Perekonomian Belanda melambung berkat niaga kopi. Tren minum kopi di Eropa pun terus berkembang. Adapun di Hindia sebagai negeri sumber kopi berasal, para petaninya justru tidak terintegrasikan secara langsung ke pasar. Sistem kapitalisme kolonial jelas adalah sebabnya. Wajar saat itu petani tidak turut menikmati kegairahan pasar kopi di dunia. Itulah mengapa, sekalipun negeri Hindia sohor sebagai produsen kopi berkualitas, tapi jangan dibayangkan memiliki budaya konsumsi kopi sama seperti di Eropa.

Akibat dari mahalnya nilai harga biji kopi, pemerintah kolonial bahkan melarang hingga memberi sanksi bagi para petani yang diketahui menyelundupkan biji kopi hingga mengkonsumsinya. Kasus menarik terjadi di Sumatra Barat; ketika aturan ini diberlakukan, rakyat bersiasat dengan memanfaatkan daun kopi untuk dirajang sebagai minuman yang diberi nama kawa daun (kopi daun). Bukti, rakyat di tanah jajahan tak lebih hanya menjadi kuli di negeri sendiri.

Tren Hari Ini

Lalu, bagaimana dengan tingkat konsumsi kopi di Indonesia saat ini? Jika merujuk data International Coffee Organization (ICO) tahun 2013, ternyata Indonesia tidak masuk dalam 50 daftar rata-rata konsumsi kopi per kapita per tahun di dunia (dibandingkan dengan produsen kopi lainnya, Brazil yang menempati urutan 10 dan Kolombia urutan 44).
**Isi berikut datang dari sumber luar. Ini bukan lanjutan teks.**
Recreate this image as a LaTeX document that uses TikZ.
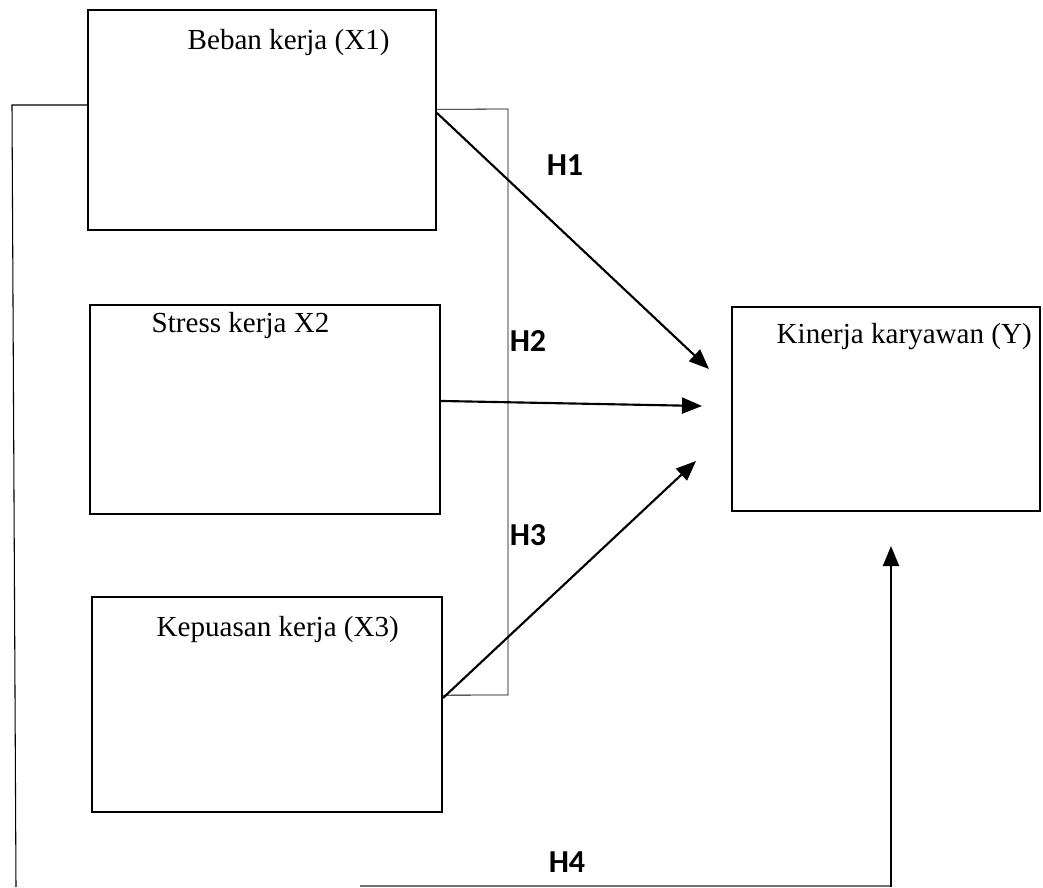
\documentclass[tikz,border=0pt]{standalone}
\usepackage{fontspec}
\setmainfont{Liberation Serif}
\newfontfamily\hyfont{Carlito}
\usetikzlibrary{arrows.meta}

\tikzset{
    var/.style={draw, line width=1.5pt, inner sep=0pt},
    varlabel/.style={anchor=base west, font=\fontsize{21.8}{26}\selectfont},
    hyp/.style={font=\hyfont\bfseries\fontsize{24}{28}\selectfont},
    arrow/.style={line width=1.6pt, -{Triangle[length=15pt, width=12pt]}},
}

\begin{document}
\begin{tikzpicture}[x=0.75pt, y=-0.75pt]
        \useasboundingbox (0,0) rectangle (1043,888);
        % variables
        \node[var, minimum width=261pt, minimum height=165pt] (x1) at (262,120) {};
        \node[var, minimum width=262.5pt, minimum height=156.75pt] (x2) at (265,409.5) {};
        \node[var, minimum width=262.5pt, minimum height=161.25pt] (x3) at (267,704.5) {};
        \node[var, minimum width=231pt, minimum height=153pt] (y) at (886,409) {};
        \node[varlabel] (tx1) at (183,50) {Beban kerja (X1)};
        \node[varlabel] (tx2) at (147,332) {Stress kerja X2};
        \node[varlabel] (tx3) at (152,636) {Kepuasan kerja (X3)};
        \node[varlabel] (ty) at (772,343) {Kinerja karyawan (Y)};
        % arrow ends
        \coordinate (e1) at (709,369);
        \coordinate (e2) at (702,406);
        \coordinate (e3) at (696,461);
        \coordinate (e4) at (891,546);
        \draw[arrow] ([yshift=5.25pt]x1.east) -- (e1);
        \draw[arrow] ([yshift=6.4pt]x2.east) -- (e2);
        \draw[arrow] ([yshift=4.9pt]x3.east) -- (e3);
        % thin bracket
        \draw[line width=0.6pt] ([yshift=8pt]x1.east) -- (508,109) -- (508,695) -- ([yshift=7pt]x3.east);
        % joint path
        \draw[line width=0.8pt] ([yshift=11.25pt]x1.west) -- (12,105) -- (16,887);
        \draw[line width=1.2pt, black!55] (360,886) -- (891,886);
        \draw[arrow] (891,887) -- (e4);
        % hypotheses
        \node[hyp] (h1) at (565,165) {H1};
        \node[hyp] (h2) at (528,341) {H2};
        \node[hyp] (h3) at (528,535) {H3};
        \node[hyp] (h4) at (567,862) {H4};
    \end{tikzpicture}
\end{document}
Namun, merujuk data ICO pula, terhitung sejak 2013 hingga 2017, tren konsumsi kopi di Indonesia mengalami peningkatan signifikan seiring dengan meningkatnya produksi kopi nasional yang diikuti tingginya permintaan impor dari berbagai negara.

Mengingat Indonesia produsen kopi keempat di dunia (dan kedua di dunia untuk produsen kopi arabika), amat patut bila budaya minum kopi ditanamkan dalam kehidupan masyarakat sebagai bagian dari identitas ke-Indonesia-an. Di Aceh dan Medan misalnya, budaya ngopi di kedai kopi begitu melekat dalam hidup keseharian masyarakatnya. Tapi, di banyak wilayah lain masih banyak dari masyarakat yang belum mengenal ragam citarasa kopi di Tanah Airnya sendiri.

Di kota-kota besar, tren minum kopi berkualitas cenderung tersedia di kafe-kafe "mentereng" yang banyak disambangi kalangan menengah ke atas. Relatif tingginya harga kopi-kopi berkualitas secara tidak langsung mempengaruhi selera ngopi masyarakat umum yang hanya sebatas mengkonsumsi produk-produk "kopi" kemasan berkualitas rendah.

Menggenjot "manisnya" produksi kopi nasional dan mempromosikannya ke mancanegara memang penting dilakukan. Tapi, yang lebih penting diperhatikan adalah bagaimana membudayakan terlebih dahulu konsumsi kopi di kalangan masyarakat Indonesia sendiri. Jangan sampai sejarah "pahit" kopi di Indonesia berulang: kita menjadi kuli di negeri sendiri.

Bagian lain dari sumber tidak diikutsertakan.